Evolutionärer Pragmatismus
„Ich bilde mir nicht ein, dir jemals so nah zu sein, wie ein Mensch, der in dir gewachsen ist. Den du neun Monate in dir getragen und mit allen Mitteln davor beschützt hast Schaden zu nehmen.“ begann ich. „Ich weiß, dass ich vor Luna dein Fokus und dir dein liebster Mensch war. Mich jetzt hinter Luna einzureihen ist, in meinen Augen selbstverständlich.“ Mittlerweile hatte Anne angefangen zu nicken und wartete auf mein „aber“. Und ich ließ sie nicht lange warten.
„Aber bei uns Männern ist das etwas anderes. Ich denke, dass es alleine schon durch die Evolution überhaupt nicht möglich ist, dass wir uns mehr an unseren Nachwuchs binden, als an die Person, die uns unseren Nachwuchs geschenkt hat. Wenn wir das Thema einmal wissenschaftlich und komplett gefühlskalt anschauen, dann verhält es sich doch so:“ ich wechselte in meine Oberlehrer-Rolle. „Für uns Männer ist die Fortpflanzung um ein vielfaches einfacher als für euch. Theoretisch könnte ich in einem Jahr hunderte Kinder bekommen, bei dir sieht das anders aus. Nicht nur, dass ihr Frauen im Gegensatz zu uns Männern nur eine begrenzte Anzahl an fruchtbaren Eiern tragt, ihr seid auch noch mir der Aufgabe betraut aus der befruchteten Eizelle ein Kind auszutragen. Ich finde es daher nicht verwunderlich, dass wir Männer unseren Fokus auf unsere Partnerin legen, die uns theoretisch jederzeit neuen Nachwuchs schenken kann, während ihr Frauen euch nach dieser intensiven Erfahrung einer Schwangerschaft mit einer Bindung an euer Kind konfrontiert seht, die mit nichts zu vergleichen ist.“
Egal an welcher Stelle
So schonungslos diese Formulierung auch war, wusste ich, dass Anne mir für solche Äußerungen nie vorwerfen würde gefühlskalt zu sein. Oder unser Kind nicht zu lieben. Es ist einfach meine Art Dinge zu erklären, die ich beobachte. Ob nun bei mir selbst, bei Anderen oder der Umwelt. „Ich für meinen Teil habe damit kein Problem. Ich weiß, dass ich vor Luna deine Nummer 1 war und dieses Gefühl kann mir keiner mehr nehmen. Ich bin auch nicht eifersüchtig oder traurig darüber. Aber ich finde, dass man diesen Umstand schon zur Sprache bringen darf, wenn man das Gefühl hat benachteiligt zu werden.“ schloss ich.

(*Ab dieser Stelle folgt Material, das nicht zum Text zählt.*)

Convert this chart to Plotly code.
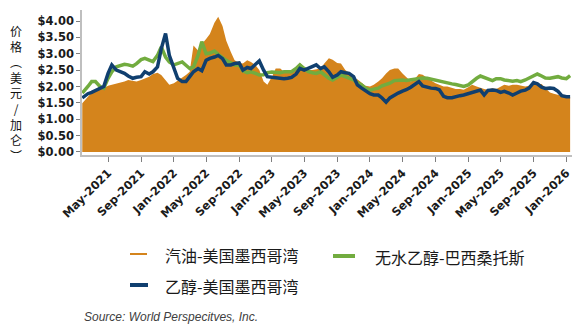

Anne nickte erneut. Stand vom Tisch auf, umrundete ihn und setzte sich auf meinen Schoß. Ihre Arme über meine Schultern gelegt. „Weißt du Tim“ sagte sie „dich liebe ich!“
Ich lächelte, gab ihr einen Kuss und verstand, dass es mir egal ist an welcher Stelle ich bei ihr stehe, solange sie an meiner Seite ist.